|XML Vs. XHTML|
| 6:22 pm on Jul 14, 2005 (gmt 0)|
I am in the process of reading up on both, and I am looking for some feedback on which one I should put more energy into learning....
| 10:27 pm on Jul 14, 2005 (gmt 0)|
Not knowing your skill level, I would say XML.
This says that should know html/xhtml first... but I say nay. Just plow through it, then move on to other tutorials on the w3schools. Even though I have been doing this stuff for years, I still use the schools for syntax and solutions.
If you go down the path of xslt, focus on xpath first and get that down. XPath is usually the biggest problem in the whole xml->xsl->xslt->xlink->xpath thing.
Once you get going, please use [validator.w3.org...] to validate your xhtml.
| 5:54 pm on Jul 15, 2005 (gmt 0)|
"Learning XML" takes maybe a day. The very basics can be understood in a half hour. The trick is that XML isn't so much of a language as a framework of rules behind a whole family of languages used to describe and manipulate data using markup tags (hence eXtensible Markup Language).
The most common languages used to manipulate XML files are XSLT (which converts an XML document into a different kind of XML document, or into another markup language like HTML, or into text) and XSL-FO (for defining print and PDF layouts).

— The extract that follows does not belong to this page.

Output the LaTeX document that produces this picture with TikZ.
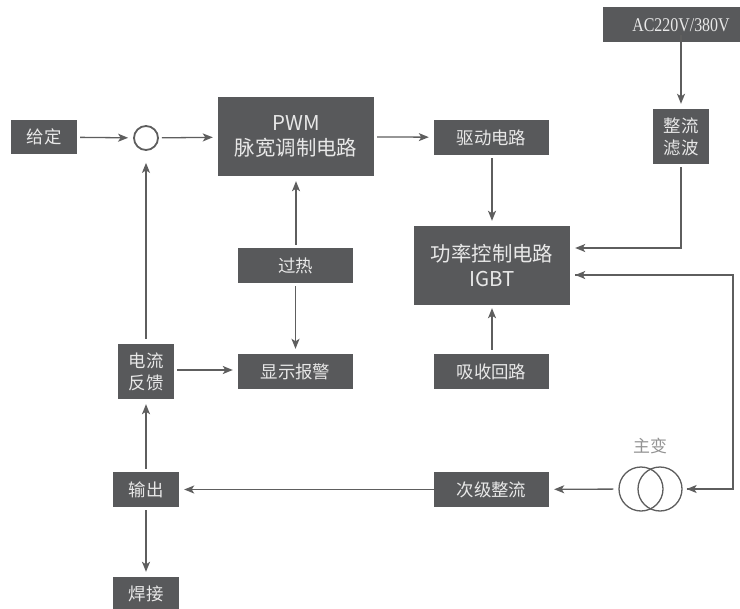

If you're a Firefox user you may have heard of XUL, a language used to create user interfaces. In order to use these, you'll need to understand XPath, and the day is coming when XLink and XQuery will be useful.

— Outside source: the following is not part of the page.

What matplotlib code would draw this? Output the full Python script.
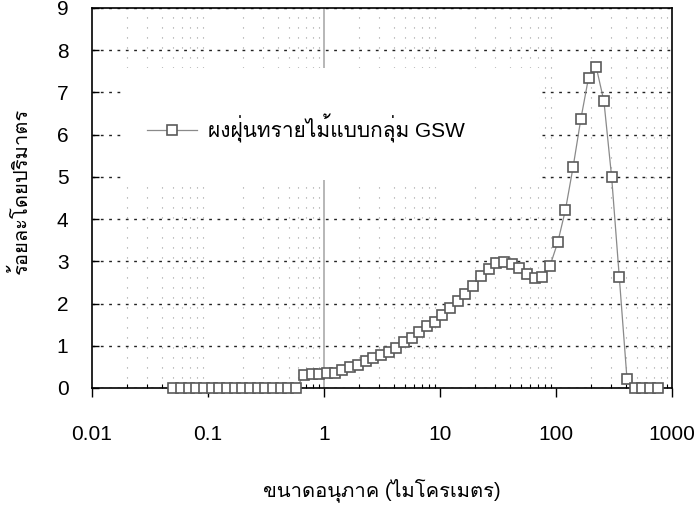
import matplotlib
matplotlib.use('Agg')
import matplotlib.pyplot as plt
import matplotlib.font_manager as fm
from matplotlib.ft2font import FT2Font
from matplotlib.patches import Rectangle
from matplotlib.ticker import LogLocator, NullFormatter, FixedLocator, FixedFormatter

# find an installed font that has Thai glyphs
thai_font = None
for f in fm.fontManager.ttflist:
    try:
        if 0x0E01 in FT2Font(f.fname).get_charmap():
            thai_font = f.name
            break
    except Exception:
        pass

families = ['Liberation Sans']
if thai_font:
    families.append(thai_font)
families.append('DejaVu Sans')
plt.rcParams['font.family'] = families

# particle size (micron) and volume percent
sizes = [0.05, 0.058, 0.0679, 0.0791, 0.0921, 0.1073, 0.125, 0.1456, 0.1697, 0.1977,
         0.2303, 0.2683, 0.3125, 0.3641, 0.4242, 0.4941, 0.5757, 0.6707, 0.7813, 0.9103,
         1.06, 1.24, 1.44, 1.68, 1.95, 2.28, 2.65, 3.09, 3.60, 4.19,
         4.88, 5.69, 6.63, 7.72, 9.00, 10.48, 12.21, 14.22, 16.57, 19.31,
         22.49, 26.20, 30.53, 35.56, 41.43, 48.27, 56.23, 65.51, 76.32, 88.91,
         103.58, 120.67, 140.58, 163.77, 190.80, 222.28, 258.95, 301.68, 351.46, 409.45,
         477.01, 555.71, 647.41, 754.23]
volume = [0, 0, 0, 0, 0, 0, 0, 0, 0, 0,
          0, 0, 0, 0, 0, 0, 0, 0.30, 0.32, 0.33,
          0.35, 0.36, 0.43, 0.49, 0.55, 0.63, 0.70, 0.77, 0.85, 0.94,
          1.08, 1.18, 1.32, 1.46, 1.57, 1.72, 1.90, 2.05, 2.23, 2.42,
          2.65, 2.82, 2.95, 2.98, 2.93, 2.85, 2.69, 2.61, 2.64, 2.90,
          3.45, 4.22, 5.24, 6.37, 7.35, 7.60, 6.79, 5.00, 2.62, 0.21,
          0, 0, 0, 0]

series_name = 'ผงฝุ่นทรายไม้แบบกลุ่ม GSW'
x_title = 'ขนาดอนุภาค (ไมโครเมตร)'
y_title = 'ร้อยละโดยปริมาตร'
x_ticks = [0.01, 0.1, 1, 10, 100, 1000]
x_labels = ['0.01', '0.1', '1', '10', '100', '1000']

fig = plt.figure(figsize=(6.96, 5.05), dpi=100)
ax = fig.add_axes([0.1322, 0.2317, 0.8333, 0.7525])

ax.plot(sizes, volume, color='#8a8a8a', linewidth=0.9, marker='s', markersize=7.5,
        markerfacecolor='white', markeredgecolor='#5a5a5a', markeredgewidth=1.2,
        label=series_name, zorder=3, clip_on=False)

ax.set_xscale('log')
ax.set_xlim(0.01, 1000)
ax.set_ylim(0, 9)
ax.xaxis.set_major_locator(FixedLocator(x_ticks))
ax.xaxis.set_major_formatter(FixedFormatter(x_labels))
ax.xaxis.set_minor_locator(LogLocator(base=10, subs=range(2, 10), numticks=20))
ax.xaxis.set_minor_formatter(NullFormatter())
ax.set_yticks(range(0, 10))

ax.set_axisbelow(True)
ax.grid(axis='y', which='major', color='#222222', linestyle=(0, (2, 4)), linewidth=1.0)
ax.grid(axis='x', which='minor', color='#9a9a9a', linestyle=(0, (1, 8)), linewidth=0.8)
ax.axvline(1, color='#aaaaaa', linewidth=1.2, zorder=0.6)

# white block behind the legend hides the grid there
ax.add_patch(Rectangle((0.053, 0.547), 0.718, 0.295, transform=ax.transAxes,
                       facecolor='white', edgecolor='none', zorder=1))

ax.tick_params(axis='x', which='major', direction='out', length=6.5, width=1, pad=20,
               labelsize=15, colors='black')
ax.tick_params(axis='x', which='minor', direction='in', length=3, width=0.8)
ax.tick_params(axis='y', which='major', direction='in', length=5, width=1,
               labelsize=15)
ax.yaxis.set_tick_params(pad=17)
for s in ax.spines.values():
    s.set_linewidth(1.2)
    s.set_color('black')

ax.set_xlabel(x_title, fontsize=14.5)
ax.xaxis.set_label_coords(0.5, -0.27)
ax.xaxis.label.set_va('center')
ax.set_ylabel(y_title, fontsize=14.5)
ax.yaxis.set_label_coords(-0.123, 0.52)
ax.yaxis.label.set_va('center')

ax.legend(loc='center left', bbox_to_anchor=(0.095, 0.684), frameon=False,
          borderaxespad=0, borderpad=0, handlelength=2.4, handletextpad=0.5,
          fontsize=15)

fig.savefig('out.png', dpi=100)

XML used to describe data is defined in what is called a "schema," another set of rules which governs what the names of the data elements are, what attributes they have, and how they can be used, and at the present usually defined in DTDs. You've already heard of one of these XML formats: XHTML. XHTML is very similar to HTML, but because it is a kind of XML it follows XML's stricter rules, for instance your "tags" must be all lowercase and all tags must be closed.
Other common kinds of XML for describing data include RSS, RDF, SVG, MathML.